Banco de Ônibus

Quinta-feira pela manhã, tudo normal, acordar, traçar o sinal da cruz, e que o Senhor abençoe meu dia. Café quente, escovar meus dentes, trabalhar. Essa é a primeira etapa da minha rotina cotidiana de segunda a sexta-feira – acho que rotina cotidiana não é pleonasmo. Mochila nas costas, é hora de trabalhar. Na parada espero o ônibus, observo o tempo, parece que o céu está tomando novo ar, claro e azul, como só um começo de dia pode nos proporcionar. Na parada as mesmas pessoas de sempre comentando os resultados dos jogos de ontem. Nenhuma novidade o timão ganhou mais uma.

Essas preliminares cotidianas são necessárias na nossas vidas, mas de fato algo pode acontecer em mio a elas e, de repente mudar o rumo de nossas vidas, digo isso por experiência própria. Quinta-feira pela manhã, como você já sabe, entrei no ônibus sentei no assento do lado da janela, sempre preferimos os assentos do lado da janela, aliás deveria existir, e talvez exista um estudo estatístico sobre as escolhas dos assentos no transporte coletivo. Bem… peguei meu MP3 e como sou educado peguei também meu fone de ouvido comecei a escutar música enquanto o ônibus seguia o itinerário. Até aí nenhuma novidade, mas então quando tudo parecia normal, ou melhor – vamos usar os termos apropriados – quando tudo parecia comum, uma mulher entrou no ônibus e sentou ao meu lado. Por mais incrível que pareça este fato simples, simplesmente desencadeou uma intensa reflexão.

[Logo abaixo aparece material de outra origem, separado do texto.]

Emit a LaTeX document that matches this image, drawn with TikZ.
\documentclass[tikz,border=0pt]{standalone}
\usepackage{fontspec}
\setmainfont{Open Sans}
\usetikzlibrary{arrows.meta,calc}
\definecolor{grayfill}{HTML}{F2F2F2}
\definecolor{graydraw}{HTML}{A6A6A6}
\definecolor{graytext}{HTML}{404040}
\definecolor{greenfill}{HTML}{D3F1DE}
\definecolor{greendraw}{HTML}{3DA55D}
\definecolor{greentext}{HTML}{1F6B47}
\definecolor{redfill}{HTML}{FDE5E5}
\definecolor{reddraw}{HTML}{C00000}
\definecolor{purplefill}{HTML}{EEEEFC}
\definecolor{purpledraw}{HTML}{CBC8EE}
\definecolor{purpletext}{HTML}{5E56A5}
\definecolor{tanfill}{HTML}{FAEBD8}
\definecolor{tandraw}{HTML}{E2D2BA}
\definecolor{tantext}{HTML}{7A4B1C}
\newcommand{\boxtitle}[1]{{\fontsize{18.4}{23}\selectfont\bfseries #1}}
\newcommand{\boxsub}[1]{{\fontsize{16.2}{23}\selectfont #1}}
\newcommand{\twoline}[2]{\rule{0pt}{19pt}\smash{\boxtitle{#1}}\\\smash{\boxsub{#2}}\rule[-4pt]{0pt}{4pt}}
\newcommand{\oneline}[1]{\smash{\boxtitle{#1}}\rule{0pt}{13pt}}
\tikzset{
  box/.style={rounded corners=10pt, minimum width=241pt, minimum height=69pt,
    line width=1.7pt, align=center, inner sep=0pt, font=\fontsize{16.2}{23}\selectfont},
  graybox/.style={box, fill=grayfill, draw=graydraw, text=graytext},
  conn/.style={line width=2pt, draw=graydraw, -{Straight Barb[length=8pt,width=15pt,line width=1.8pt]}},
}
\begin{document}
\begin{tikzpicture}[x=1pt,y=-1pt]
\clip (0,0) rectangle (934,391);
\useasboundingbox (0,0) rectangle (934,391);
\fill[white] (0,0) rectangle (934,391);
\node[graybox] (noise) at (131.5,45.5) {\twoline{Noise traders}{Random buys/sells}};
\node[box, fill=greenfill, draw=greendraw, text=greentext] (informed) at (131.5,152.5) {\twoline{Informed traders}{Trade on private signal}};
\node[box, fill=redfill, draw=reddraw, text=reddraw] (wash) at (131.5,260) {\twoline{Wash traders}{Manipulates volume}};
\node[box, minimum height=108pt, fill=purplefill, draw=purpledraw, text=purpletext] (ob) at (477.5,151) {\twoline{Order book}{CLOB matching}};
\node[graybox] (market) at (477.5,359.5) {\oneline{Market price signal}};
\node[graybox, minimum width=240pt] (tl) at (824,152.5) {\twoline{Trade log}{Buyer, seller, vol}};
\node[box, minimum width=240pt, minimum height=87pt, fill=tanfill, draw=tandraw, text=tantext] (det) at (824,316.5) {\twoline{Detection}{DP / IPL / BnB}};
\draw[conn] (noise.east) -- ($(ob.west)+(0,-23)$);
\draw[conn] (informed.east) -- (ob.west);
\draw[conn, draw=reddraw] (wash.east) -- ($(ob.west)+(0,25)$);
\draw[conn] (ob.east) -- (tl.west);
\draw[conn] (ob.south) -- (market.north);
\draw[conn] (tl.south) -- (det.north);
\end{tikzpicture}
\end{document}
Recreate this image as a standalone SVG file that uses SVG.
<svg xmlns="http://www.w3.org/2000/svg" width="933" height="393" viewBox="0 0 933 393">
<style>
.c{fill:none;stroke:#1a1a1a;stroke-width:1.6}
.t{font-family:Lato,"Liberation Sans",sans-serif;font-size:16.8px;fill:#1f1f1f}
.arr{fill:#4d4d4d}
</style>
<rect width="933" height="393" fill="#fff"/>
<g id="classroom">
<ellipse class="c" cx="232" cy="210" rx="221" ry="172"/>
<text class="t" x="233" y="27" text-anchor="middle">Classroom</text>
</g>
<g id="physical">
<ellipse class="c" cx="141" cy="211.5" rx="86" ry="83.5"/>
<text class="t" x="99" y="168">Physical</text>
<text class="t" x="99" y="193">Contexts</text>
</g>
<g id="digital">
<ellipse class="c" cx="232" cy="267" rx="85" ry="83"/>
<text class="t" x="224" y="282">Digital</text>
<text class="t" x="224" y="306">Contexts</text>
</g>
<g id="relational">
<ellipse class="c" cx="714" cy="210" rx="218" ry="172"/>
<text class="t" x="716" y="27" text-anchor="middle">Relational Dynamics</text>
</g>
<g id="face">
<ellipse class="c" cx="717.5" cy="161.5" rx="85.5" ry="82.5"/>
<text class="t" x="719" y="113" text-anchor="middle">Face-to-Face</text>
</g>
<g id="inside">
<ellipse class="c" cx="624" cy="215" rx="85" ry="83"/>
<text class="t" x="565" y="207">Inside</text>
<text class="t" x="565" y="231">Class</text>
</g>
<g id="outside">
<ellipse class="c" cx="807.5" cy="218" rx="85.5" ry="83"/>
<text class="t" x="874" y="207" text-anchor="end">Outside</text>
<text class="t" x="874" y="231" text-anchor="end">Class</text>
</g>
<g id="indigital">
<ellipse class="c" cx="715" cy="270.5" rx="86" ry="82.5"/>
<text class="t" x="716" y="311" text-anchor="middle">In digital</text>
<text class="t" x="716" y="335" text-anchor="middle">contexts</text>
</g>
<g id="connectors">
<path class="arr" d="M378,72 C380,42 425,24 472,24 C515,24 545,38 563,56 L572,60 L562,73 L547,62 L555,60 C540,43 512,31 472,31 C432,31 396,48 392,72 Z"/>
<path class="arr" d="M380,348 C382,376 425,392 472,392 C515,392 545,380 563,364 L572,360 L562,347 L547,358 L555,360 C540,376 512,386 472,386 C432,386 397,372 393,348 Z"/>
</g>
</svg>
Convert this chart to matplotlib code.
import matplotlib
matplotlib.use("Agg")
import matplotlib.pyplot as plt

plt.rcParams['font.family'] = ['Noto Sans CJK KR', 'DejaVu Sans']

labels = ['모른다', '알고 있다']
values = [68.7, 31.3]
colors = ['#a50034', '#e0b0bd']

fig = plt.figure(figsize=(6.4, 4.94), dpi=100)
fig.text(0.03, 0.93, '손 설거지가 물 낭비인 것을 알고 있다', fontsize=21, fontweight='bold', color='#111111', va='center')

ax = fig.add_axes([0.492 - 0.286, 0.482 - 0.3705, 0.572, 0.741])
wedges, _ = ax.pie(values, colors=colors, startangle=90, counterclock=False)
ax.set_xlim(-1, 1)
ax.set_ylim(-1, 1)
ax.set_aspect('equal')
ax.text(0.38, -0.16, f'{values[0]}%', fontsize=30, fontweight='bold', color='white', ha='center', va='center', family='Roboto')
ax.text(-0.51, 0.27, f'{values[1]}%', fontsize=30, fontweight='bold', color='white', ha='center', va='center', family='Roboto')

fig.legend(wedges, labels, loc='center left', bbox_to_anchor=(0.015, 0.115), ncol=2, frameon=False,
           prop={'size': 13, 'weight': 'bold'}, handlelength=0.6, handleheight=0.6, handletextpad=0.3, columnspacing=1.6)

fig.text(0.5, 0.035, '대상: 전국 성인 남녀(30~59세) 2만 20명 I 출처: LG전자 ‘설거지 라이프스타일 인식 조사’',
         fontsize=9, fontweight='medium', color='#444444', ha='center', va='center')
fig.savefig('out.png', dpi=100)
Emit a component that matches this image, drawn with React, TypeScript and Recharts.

Ela sentou ao meu lado, até pediu licença. O problema não é ela ter sentado ao meu lado, mas sentar-se ao meu lado quando tinham bancos com dois assentos desocupados, tanto do lado do corredor como do lado da janela. Mas enfim, ela sentou ao meu lado. Sem perceber me vi irritado: Pocha, por que ela sentou ao meu lado se ainda têm bancos vazios? Poderia bem ter pensado ser devido ao meu charme, mas estaria mentindo, não pensei nisso, também não sou tão charmoso assim, um pouco de fato, não posso negar, e pensando bem, até que ela era bem bonita e bem atraente, me lembro que sua pela era de um moreno discreto, com algumas sardas de sol no nariz, uma beleza simples, natural, mas nada disso passou por minha cabeça.

Ela, depois que me pediu licença, não falou mais comigo, tão pouco eu. Agora eu estava realmente em um profundo questionamento do comportamento do homem contemporâneo. Percebi que sem perceber estabelecemos uma paradigma individualista e egocêntrico. Um paradigma que não me permite sentar ao lado de outra pessoa se ainda restar um acento desocupado no ônibus, mesmo que eu fique do lado do sol. Me choquei. Até que ponto chegamos, eu deveria querer sentar ao lado de outras pessoas, talvez conversar, não necessariamente, mas cogitar essa possibilidade já seria alguma coisa, um começo, mas nem sequer cogitamos.

Como ao mesmo tempo podemos estar tão próximos e tão distantes uns dos outros. Como podemos estar tão indiferente às pessoas. Sociedade pressupõe socialização. Será quando me tornei assim? Tirei os fones de ouvido, e fique a observar se as minhas conjecturas estavam corretas. A observação confirmou minha tese. Realmente as pessoas preferem ficar expostas ao sol a sentar-se à sombra ao lado de outra pessoa, ao lado de outro ser humano. Pouco a pouco os lugares vazios foram sendo preenchidos.

Não restou banco com os dois assentos vazios, e então mais uma vez confirmei meus pensamentos. Cada pessoa que passava pela roleta, procurava um banco com os dois lugares vagos esticando o pescoço para a direita e para esquerda, depois de contestar que não havia lugares vazios observavam qual seria o melhor lugar para se sentar, depois novamente esticavam o pescoço para a direita e para esquerda, olhavam no fim do coletivo, só para ter certeza, e só quanto a certeza era absoluta se sentavam em um lugar vazio no lado do corredor ao lado de alguém que estava sentado do lado da janela.

É curioso descobrir algo diferente em nos mesmos, passei o dia refletindo sobre ela ter sentado ao meu lado. Durante o dia percebi como estamos cada vez mais apáticos aos outros, pelo menos passei por um processo de auto-conhecimento, ainda que incipiente. Não quero ser indiferente aos outros, não quero mais me irritar porque alguém sentou ao meu lado quando ainda restavam bancos com os dois assentos vazios. Acredito que ao fim do dia quando voltar para casa estarei um pouco mais humano!